Comparison of Univariate Kriging Algorithms for GIS-based Thematic Mapping with Ground Survey Data (현장 조사 자료를 이용한 GIS 기반 주제도 작성을 위한 단변량 크리깅 기법의 비교)

  • Park, No-Wook
    • Korean Journal of Remote Sensing
    • /
    • v.25 no.4
    • /
    • pp.321-338
    • /
    • 2009
  • The objective of this paper is to compare spatial prediction capabilities of univariate kriging algorithms for generating GIS-based thematic maps from ground survey data with asymmetric distributions. Four univariate kriging algorithms including traditional ordinary kriging, three non-linear transform-based kriging algorithms such as log-normal kriging, multi-Gaussian kriging and indicator kriging are applied for spatial interpolation of geochemical As and Pb elements. Cross validation based on a leave-one-out approach is applied and then prediction errors are computed. The impact of the sampling density of the ground survey data on the prediction errors are also investigated.
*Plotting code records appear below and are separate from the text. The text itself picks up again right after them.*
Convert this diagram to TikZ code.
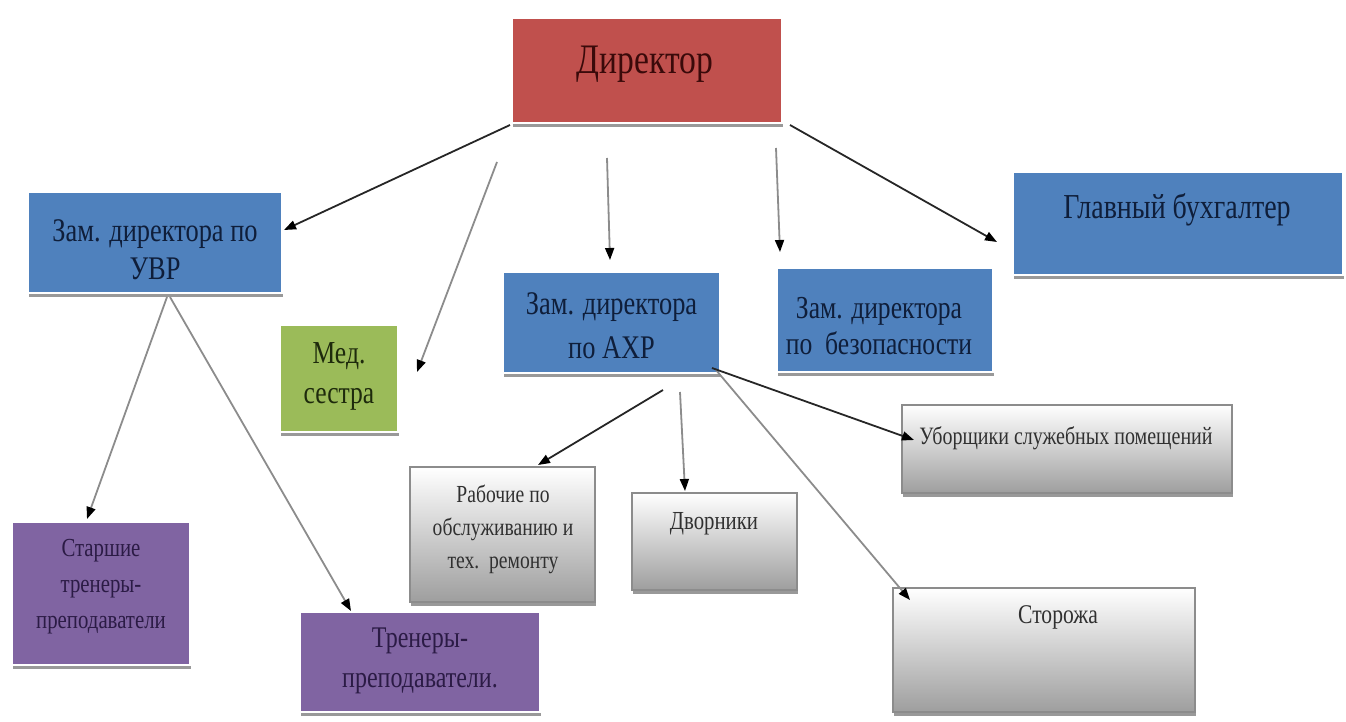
\documentclass[tikz,border=0pt]{standalone}
\usepackage{fontspec}
\usepackage{graphicx}
\setmainfont{Liberation Serif}
\usetikzlibrary{arrows.meta,shadows}
\newcommand\hsqz[1]{\scalebox{0.8}[1]{#1}}
\definecolor{cred}{HTML}{C0504D}
\definecolor{cblue}{HTML}{4F81BD}
\definecolor{cgreen}{HTML}{9BBB59}
\definecolor{cpurple}{HTML}{8064A2}
\definecolor{tred}{HTML}{3A0A0A}
\definecolor{tblue}{HTML}{0F1E3A}
\definecolor{tgreen}{HTML}{1E2A0C}
\definecolor{tpurple}{HTML}{2B1B45}
\definecolor{tgray}{HTML}{303030}
\begin{document}
\begin{tikzpicture}[x=1pt,y=-1pt,
  boxbase/.style={rectangle,inner sep=0pt,
    drop shadow={shadow xshift=1pt,shadow yshift=-4pt,fill=black!40,opacity=1}},
  colbox/.style={boxbase,draw=white,line width=2.5pt,fill=#1},
  gradbox/.style={boxbase,draw=black!45,line width=1.2pt,top color=white,bottom color=black!38},
  txt/.style args={#1/#2}{align=center,inner sep=0pt,font=\fontsize{#1}{#2}\selectfont},
  conn/.style={draw=black!45,line width=1.8pt,-{Triangle[length=12pt,width=9pt,black]}},
  darkconn/.style={conn,draw=black!85}]
\useasboundingbox (0,0) rectangle (1346,722);
% boxes
\node[colbox=cred,minimum width=270pt,minimum height=105pt] (dir) at (647,70.5) {};
\node[colbox=cblue,minimum width=254pt,minimum height=101pt] (uvr) at (155,242.5) {};
\node[colbox=cgreen,minimum width=118pt,minimum height=107pt] (med) at (339,378.5) {};
\node[colbox=cblue,minimum width=217pt,minimum height=101pt] (axr) at (611.5,322.5) {};
\node[colbox=cblue,minimum width=216pt,minimum height=104pt] (bez) at (885,320) {};
\node[colbox=cblue,minimum width=330pt,minimum height=103pt] (glav) at (1178,223.5) {};
\node[gradbox,minimum width=330pt,minimum height=88pt] (ubor) at (1067,449) {};
\node[gradbox,minimum width=185pt,minimum height=135pt] (rab) at (502.5,534.5) {};
\node[gradbox,minimum width=165pt,minimum height=97pt] (dvor) at (714.5,541.5) {};
\node[gradbox,minimum width=302pt,minimum height=124pt] (stor) at (1044,650) {};
\node[colbox=cpurple,minimum width=178pt,minimum height=143pt] (star) at (101,593.5) {};
\node[colbox=cpurple,minimum width=240pt,minimum height=100pt] (tren) at (420,662) {};
% texts
\node[txt=42/42,text=tred] (tdir) at (645,64) {\hsqz{Директор}};
\node[txt=33/38,text=tblue] (tuvr) at (155,250) {\hsqz{Зам. директора по}\\\hsqz{УВР}};
\node[txt=32/40,text=tgreen] (tmed) at (339,376) {\hsqz{Мед.}\\\hsqz{сестра}};
\node[txt=33/44,text=tblue] (taxr) at (611.5,326) {\hsqz{Зам. директора}\\\hsqz{по АХР}};
\node[txt=32/36,text=tblue] (tbez) at (879,326) {\hsqz{Зам. директора}\\\hsqz{по\ \ безопасности}};
\node[txt=35/35,text=tblue] (tglav) at (1177,210) {\hsqz{Главный бухгалтер}};
\node[txt=25/25,text=tgray] (tubor) at (1066,438) {\hsqz{Уборщики служебных помещений}};
\node[txt=24.5/33,text=tgray] (trab) at (503,529) {\hsqz{Рабочие по}\\\hsqz{обслуживанию и}\\\hsqz{тех.\ \ ремонту}};
\node[txt=26/26,text=tgray] (tdvor) at (714,524) {\hsqz{Дворники}};
\node[txt=27/27,text=tgray] (tstor) at (1058,617) {\hsqz{Сторожа}};
\node[txt=26/36,text=tpurple] (tstar) at (101,587) {\hsqz{Старшие}\\\hsqz{тренеры-}\\\hsqz{преподаватели}};
\node[txt=30/40,text=tpurple] (ttren) at (420,661) {\hsqz{Тренеры-}\\\hsqz{преподаватели.}};
% connector end points
\coordinate (s1) at (510,125); \coordinate (e1) at (284,230);
\coordinate (s2) at (497,162); \coordinate (e2) at (417,372);
\coordinate (s3) at (607,158); \coordinate (e3) at (610,260);
\coordinate (s4) at (776,148); \coordinate (e4) at (780,252);
\coordinate (s5) at (790,125); \coordinate (e5) at (997,242);
\coordinate (s6) at (167,297); \coordinate (e6) at (87,519);
\coordinate (s7) at (170,297); \coordinate (e7) at (351,611);
\coordinate (s8) at (663,390); \coordinate (e8) at (538,465);
\coordinate (s9) at (680,392); \coordinate (e9) at (685,491);
\coordinate (s10) at (712,368); \coordinate (e10) at (914,440);
\coordinate (s11) at (716,370); \coordinate (e11) at (910,600);
\foreach \i in {2,3,4,6,7,9,11} {\draw[conn] (s\i) -- (e\i);}
\foreach \i in {1,5,8,10} {\draw[darkconn] (s\i) -- (e\i);}
\end{tikzpicture}
\end{document}
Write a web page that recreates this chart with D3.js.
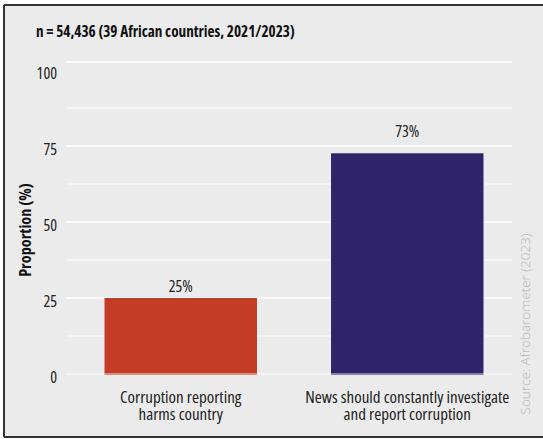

Through the case study, indicator kriging showed the smallest prediction errors and superior prediction capabilities of very low and very high values. Other non-linear transform based kriging algorithms yielded better prediction capabilities than traditional ordinary kriging. Log-normal kriging which has been widely applied, however, produced biased estimation results (overall, overestimation). It is expected that such quantitative comparison results would be effectively used for the selection of an optimal kriging algorithm for spatial interpolation of ground survey data with asymmetric distributions.